Pugnalate critiche
Pizzetti e Barilli furono compagni di Conservatorio. Poi all’amicizia subentrò il rancore fino alle stroncature dell’ex amico letterato in veste di cronista musicale
Il legame tra Bruno Barilli e Pizzetti risale agli anni della scuola, quando i due frequentavano i corsi di armonia e composizione presso il Conservatorio di Parma, una comunanza di percorso che non celava la profonda diversità di carattere, l’irrequietezza di Bruno, il serioso fervore del futuro Ildebrando da Parma, fissato con incisiva evidenza dal geniale scrittore: “Fanciullo fatto di poco corpo e di molta anima, non troppo vivo e pieno di sogni. Temperamento quieto, piano come la terra dove è nato...”.
Le loro strade in quel tempo si erano già divise per ricongiungersi nella comune ansia di affermazione legata alla composizione della loro prima opera, rispettivamente Medusa e Fedra. Una fraterna solidarietà di fronte alle tante difficoltà che si frappongono, un tono affettuoso che si coglie nella dedica che Pizzetti scrive sull’esemplare a stampa di Fedra offerto a Bruno, affiancando alle parole augurali l’incipit delle due opere : “Per ora i nostri bravi italiani non ne vogliono sapere ma verrà il nostro giorno”.

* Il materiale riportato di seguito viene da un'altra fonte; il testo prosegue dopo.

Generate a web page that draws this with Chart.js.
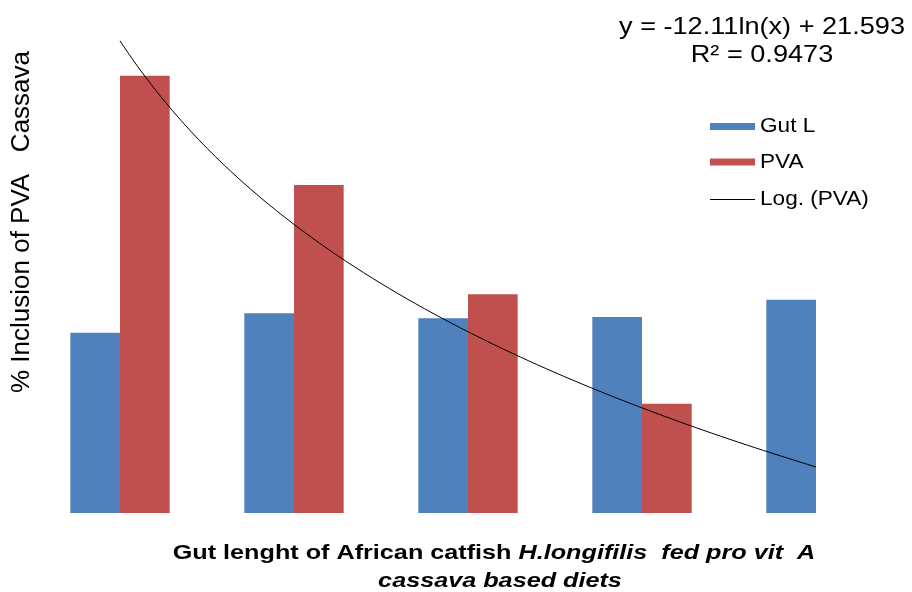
<!DOCTYPE html>
<html lang="en">

<head>
    <meta charset="UTF-8">
    <title>Gut length vs PVA</title>
    <script src="https://cdn.jsdelivr.net/npm/chart.js@4.4.1/dist/chart.umd.min.js"></script>
    <style>
        body { margin: 0; background: #fff; }
    </style>
</head>

<body>
    <canvas id="myChart" width="912" height="592"></canvas>
    <script>
        // data
        var categories = ['1', '2', '3', '4', '5'];
        var gutL = [8.24, 9.14, 8.91, 8.96, 9.75];
        var pva = [20, 15, 10, 5, 0];
        var seriesNames = ['Gut L', 'PVA', 'Log. (PVA)'];
        var eqText = ['y = -12.11ln(x) + 21.593', 'R\u00B2 = 0.9473'];
        var yTitle = '% Inclusion of PVA   Cassava';
        var xTitle1 = ['Gut lenght of African catfish ', 'H.longifilis  fed pro vit  A'];
        var xTitle2 = 'cassava based diets';

        // log trendline fitted on PVA the same way excel does it
        var n = pva.length, sl = 0, sy = 0;
        for (let i = 0; i < n; i++) { sl += Math.log(i + 1); sy += pva[i]; }
        var ml = sl / n, my = sy / n, sxy = 0, sxx = 0;
        for (let i = 0; i < n; i++) {
            sxy += (Math.log(i + 1) - ml) * (pva[i] - my);
            sxx += (Math.log(i + 1) - ml) ** 2;
        }
        var slope = sxy / sxx;
        var icpt = my - slope * ml;
        // x here is the category index (x = 1 -> index 0), so it sits on the same axis as the bars
        var trend = [];
        for (let k = 0; k <= 80; k++) {
            let x = 1 + k * 0.05;
            trend.push({ x: x - 1, y: slope * Math.log(x) + icpt });
        }

        var FONT = '"Liberation Sans", Arial, sans-serif';

        function wideText(ctx, txt, x, y, sx) {
            ctx.save();
            ctx.translate(x, y);
            ctx.scale(sx, 1);
            ctx.fillText(txt, 0, 0);
            ctx.restore();
        }

        var extras = {
            id: 'extras',
            afterDraw: function (chart) {
                var ctx = chart.ctx;
                var ds = chart.data.datasets;
                ctx.save();
                ctx.fillStyle = '#000';

                // equation
                ctx.font = '24px ' + FONT;
                ctx.textAlign = 'center';
                ctx.textBaseline = 'middle';
                wideText(ctx, eqText[0], 762, 27, 1.13);
                wideText(ctx, eqText[1], 762, 55, 1.13);

                // legend
                var rows = [126.5, 162, 199];
                ctx.font = '20px ' + FONT;
                ctx.textAlign = 'left';
                for (let i = 0; i < ds.length; i++) {
                    if (ds[i].type == 'line') {
                        ctx.strokeStyle = ds[i].borderColor;
                        ctx.lineWidth = 1;
                        ctx.beginPath();
                        ctx.moveTo(710, rows[i] + 0.5);
                        ctx.lineTo(755, rows[i] + 0.5);
                        ctx.stroke();
                    } else {
                        ctx.fillStyle = ds[i].backgroundColor;
                        ctx.fillRect(710, rows[i] - 3.5, 45, 7);
                    }
                    ctx.fillStyle = '#000';
                    wideText(ctx, ds[i].label, 760, rows[i], 1.13);
                }

                // y title
                ctx.save();
                ctx.translate(22, 222);
                ctx.rotate(-Math.PI / 2);
                ctx.font = '26px ' + FONT;
                ctx.textAlign = 'center';
                ctx.fillText(yTitle, 0, 0);
                ctx.restore();

                // x title, mixed upright / italic
                var sx = 1.2;
                var f1 = 'bold 21px ' + FONT, f2 = 'italic bold 21px ' + FONT;
                ctx.font = f1;
                var w1 = ctx.measureText(xTitle1[0]).width;
                ctx.font = f2;
                var w2 = ctx.measureText(xTitle1[1]).width;
                var x0 = 494 - (w1 + w2) * sx / 2;
                ctx.textAlign = 'left';
                ctx.font = f1;
                wideText(ctx, xTitle1[0], x0, 553, sx);
                ctx.font = f2;
                wideText(ctx, xTitle1[1], x0 + w1 * sx, 553, sx);
                ctx.textAlign = 'center';
                wideText(ctx, xTitle2, 500, 581, sx);

                ctx.restore();
            }
        };

        var ctx = document.getElementById('myChart');
        var myChart = new Chart(ctx, {
            type: 'bar',
            data: {
                labels: categories,
                datasets: [{
                        label: seriesNames[0],
                        data: gutL,
                        backgroundColor: '#4F81BD',
                        order: 1
                    },
                    {
                        label: seriesNames[1],
                        data: pva,
                        backgroundColor: '#C0504D',
                        order: 1
                    },
                    {
                        label: seriesNames[2],
                        type: 'line',
                        data: trend,
                        parsing: false,
                        borderColor: '#000000',
                        borderWidth: 1,
                        pointRadius: 0,
                        fill: false,
                        order: 0
                    }
                ]
            },
            options: {
                responsive: false,
                animation: false,
                layout: { padding: { left: 33, right: 9, top: 32, bottom: 79 } },
                datasets: {
                    bar: { categoryPercentage: 0.571, barPercentage: 1 }
                },
                scales: {
                    x: { display: false, offset: true },
                    y: { display: false, min: 0, max: 22 }
                },
                plugins: {
                    legend: { display: false },
                    tooltip: { enabled: false }
                }
            },
            plugins: [extras]
        });
    </script>
</body>

</html>
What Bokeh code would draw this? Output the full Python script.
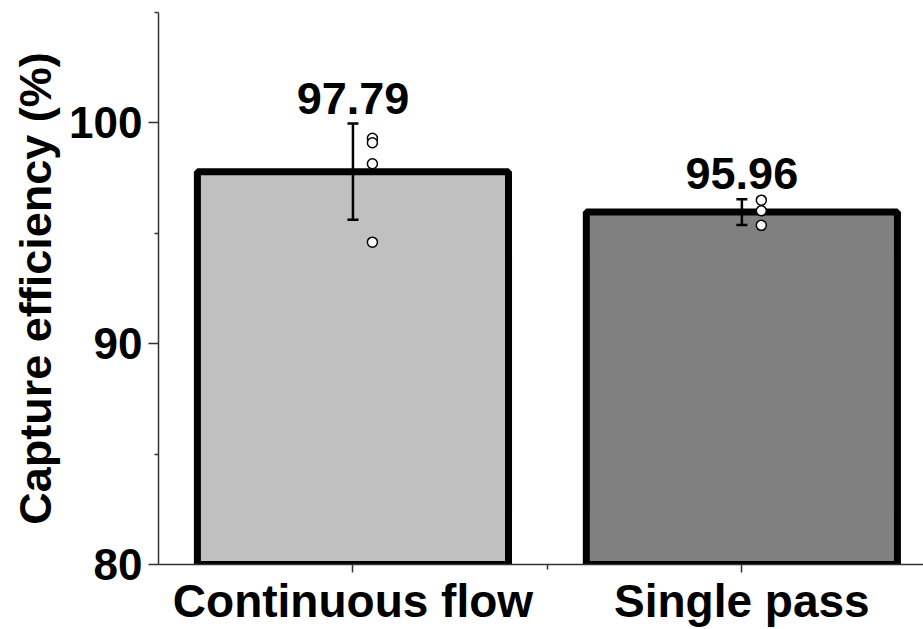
from bokeh.plotting import figure
from bokeh.models import Range1d, FixedTicker, ColumnDataSource, LabelSet, Title
from bokeh.embed import file_html
from bokeh.resources import INLINE
from bokeh.core.properties import value

# ---- data ----
categories = ["Continuous flow", "Single pass"]
cat_pos = [1, 2]
means = [97.79, 95.96]
sds = [2.18, 0.58]
bar_colors = ["#c0c0c0", "#808080"]
cf_points = [99.3, 99.1, 98.15, 94.6]
sp_points = [96.5, 96.02, 95.36]
y_ticks = [80, 90, 100]
y_minor = [85, 95, 105]
y_title = "Capture efficiency (%)"

FONT = "Liberation Sans"
point_offset = 0.05

X0, X1, Y0, Y1 = 0.5, 2.467, 80, 105
W, H = 923, 629
LEFT, TOP, BOTTOM = 158, 12, 63

p = figure(width=W, height=H, x_range=Range1d(X0, X1), y_range=Range1d(Y0, Y1),
           output_backend="svg", toolbar_location=None,
           min_border_left=LEFT, min_border_right=0, min_border_top=TOP, min_border_bottom=BOTTOM)
p.outline_line_color = None
p.xgrid.visible = False
p.ygrid.visible = False
p.background_fill_color = "white"
p.border_fill_color = "white"

bars = ColumnDataSource(dict(x=cat_pos, top=means, color=bar_colors,
                             upper=[m + s for m, s in zip(means, sds)],
                             lower=[m - s for m, s in zip(means, sds)],
                             label=["%.2f" % m for m in means]))
p.vbar(x="x", top="top", bottom=Y0, width=0.8, fill_color="color", line_color="black",
       line_width=7, source=bars)

# error bars
p.segment(x0="x", y0="lower", x1="x", y1="upper", line_color="black", line_width=2.5, source=bars)
p.scatter(x="x", y="upper", marker="dash", size=11, line_color="black", line_width=2.5, source=bars)
p.scatter(x="x", y="lower", marker="dash", size=11, line_color="black", line_width=2.5, source=bars)

# individual points
px = [cat_pos[0] + point_offset] * len(cf_points) + [cat_pos[1] + point_offset] * len(sp_points)
py = cf_points + sp_points
p.scatter(x=px, y=py, marker="circle", size=10, fill_color="white", line_color="black", line_width=1.5)

# value labels
p.add_layout(LabelSet(x="x", y="upper", text="label", source=bars, text_align="center",
                      text_baseline="alphabetic", y_offset=10, text_font=value(FONT),
                      text_font_style="bold", text_font_size="45px", text_color="black"))

# y title as a side title
p.add_layout(Title(text=y_title, align="center", standoff=12, text_font=FONT,
                   text_font_style="bold", text_font_size="45px", text_color="black"), "left")

# axes
yax = p.yaxis[0]
yax.ticker = FixedTicker(ticks=y_ticks, minor_ticks=y_minor)
yax.major_label_text_font = FONT
yax.major_label_text_font_style = "bold"
yax.major_label_text_font_size = "44px"
yax.major_label_text_color = "black"
yax.major_label_standoff = 6
yax.major_tick_out = 10
yax.major_tick_in = 0
yax.minor_tick_out = 4
yax.minor_tick_in = 0
yax.axis_line_color = "#333333"
yax.axis_line_width = 1.5
yax.major_tick_line_color = "#333333"
yax.major_tick_line_width = 1.5
yax.minor_tick_line_color = "#333333"
yax.minor_tick_line_width = 1.5

xax = p.xaxis[0]
xax.ticker = FixedTicker(ticks=cat_pos, minor_ticks=[1.5, 2.5])
xax.major_label_overrides = {c: lab for c, lab in zip(cat_pos, categories)}
xax.major_label_text_font = FONT
xax.major_label_text_font_style = "bold"
xax.major_label_text_font_size = "46px"
xax.major_label_text_color = "black"
xax.major_label_standoff = 2
xax.major_tick_out = 8
xax.major_tick_in = 0
xax.minor_tick_out = 5
xax.minor_tick_in = 0
xax.axis_line_color = "#333333"
xax.axis_line_width = 1.5
xax.major_tick_line_color = "#333333"
xax.major_tick_line_width = 1.5
xax.minor_tick_line_color = "#333333"
xax.minor_tick_line_width = 1.5

open("out.html", "w").write(file_html(p, INLINE))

Diverso il tono di Barilli riguardo ai “bravi italiani”: “… noi tutti in Italia siamo uomini fuori circolazione, rompitori di scatole, inesplicabili caricature; l’italiano (non parlo del vero popolo che quello è ancora santo e non conta nulla), l’italiano che conta, vuol passare dalla fica agli spaghetti e dagli spaghetti al pisciatoio, e si ritiene offeso e ingiuriato da chiunque lo provochi a pensare”. Un’amarezza che andrà sempre più accompagnando l’inquieto Bruno, in quel suo sentirsi trascurato come compositore, nello stesso vistoso divaricarsi delle carriere, e che forse spiega il progressivo distacco dal lontano compagno di studi. Tante le punture uscite dalla sua folgorante invenzione. “Autore di congetture e di tergiversazioni musicali. È rimasto indietro senz’essere mai stato all’avanguardia”. Recensendo Lo Straniero dirà: “Pizzetti si preoccupa dell’atmosfera, come gli aviatori, ma la sua è un’atmosfera immobile e grigia, entro la quale muore il teatro e la musica, anch’essa”, mentre a proposito del Fra Gherardo parlerà di “canzoncine omeopatiche, ottave vuote e lunghe come la Quaresima, sbuffi improvvisi d’archi, trombette che fan sentire a sproposito il loro tà-tà-tà, formano quel detrito istrumentale che manda in visibilio i direttori d’orchestra”. Giudizi che andranno sempre più acuminandosi: “Ha la melodia tanto larga che non se ne sente il gusto. Elucubrazioni del più piccino, piagnucoloso e scombussolato dei nostri musicisti, che con gli stivaloni traversa questa valle di lacrime”. Ritornerà l’immagine dell’adolescente: “È lo stesso ragazzino intelligente, studioso, accurato e malinconico di allora. Non pesa un’oncia di più, e potrebbe vestire gli stessi abiti che forse gli faceva la mamma. Eravamo amici d’infanzia, eravamo Damone e Pizia. Purtroppo questa amicizia dopo una serie di capitomboli sfumò da ambo le parti in un modo inesplicabile, in una serie di reticenze e di futilità psicologiche. Fu una liquidazione dei nostri legami più ingenui e sinceri, una cosa lenta e orribile, una tragedia insidiosa e muta che non lasciò traccia alcuna dietro di sé. Ohimé, questa è la vita”. G.P.M.